My current research is "Processing Memory: Heritage, Industry and Environmental Racism in the American Gulf States", a collaborative project with Dr Jessica Rapson (King's College London), generously funded by the BA/Leverhulme. This work asks how and why the heritage industry attempts to mask the connection between racial inequality and environmental destruction in the American Gulf states (Florida, Alabama, Mississippi, Louisiana, and Texas). From sixteenth-century colonisation to contemporary industrialisation, the regional economy has traded upon the exploitation of racialised people and land. However, recent studies (Butler 2013; Jackson 2016) contend that this symbiotic relationship remains largely absent from official memory. Through site-based analysis of tourist attractions and interviews with local activist networks, we investigate the extent to which the heritage industry is implicated in negating past and present forms of environmental racism: examining the commemorative processes through which heritage sites romanticise histories of human and natural exploitation; critiquing their economic and symbolic ties to industrial sponsors and advocates, including petrochemical companies, sugar manufacturers, and the prison-industrial complex; and documenting alternative tourist practices that aim to render racial and environmental injustice culturally visible.

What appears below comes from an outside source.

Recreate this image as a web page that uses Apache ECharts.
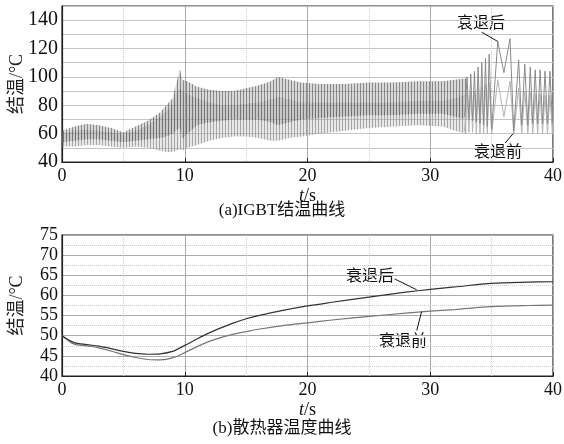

This work builds upon my interest in environmental memory and violence, which forms the basis of a cross-institutional initiative with Dr Rick Crownshaw (Goldsmiths) and Dr Jessica Rapson (King's College London). The Natural History of Memory project is a collaborative research network involving London universities and international partners, which aims to interrogate the interconnection of human and natural disaster. Since 2014, the network has hosted events in London, Ghent, and Maastricht, and the next colloquium, on "culture, memory and extinction", will take place at the Natural History Museum in December 2015.
Previous collaborative projects have allowed me to explore my interest in the global properties of memory. In 2014, I published The Transcultural Turn: Interrogating Memory Between and Beyond Borders, (Walter de Gruyter, co-edited with Jessica Rapson), which examines the ways in which memory work problematises and exceeds the borders of the nation. I have recently completed work on a second edited volume, Memory Unbound (co-edited with Professor Stef Craps and Dr Pieter Vermeulen, Berghahn 2016), which examines new trajectories in memory studies in four distinct - yet related - areas (the transmedial, the transgenerational, the transdisciplinary, and the transcultural). I am currently co-authoring (with Stef Craps) the Routledge New Critical Idiom guide to Trauma.
Finally, I am a founding partner (with Richard Crownshaw, Jessica Rapson, and Professor Anna Reading) of the London Cultural Memory Consortium, and a partner of Mnemonics, the international network for memory studies - a collaborative initiative for graduate education in memory studies between the Danish Network for Cultural Memory Studies, the Flemish Memory Studies Network, the London Cultural Memory Consortium, the Swedish Memory Studies Network, and programmes at Goethe University Frankfurt (Germany), the University of Illinois at Urbana-Champaign (USA), and Columbia University (USA, associate partner). In 2015, the annual Mnemonics summer school was held in London, and co-hosted by Westminster, King's College London, and Goldsmiths.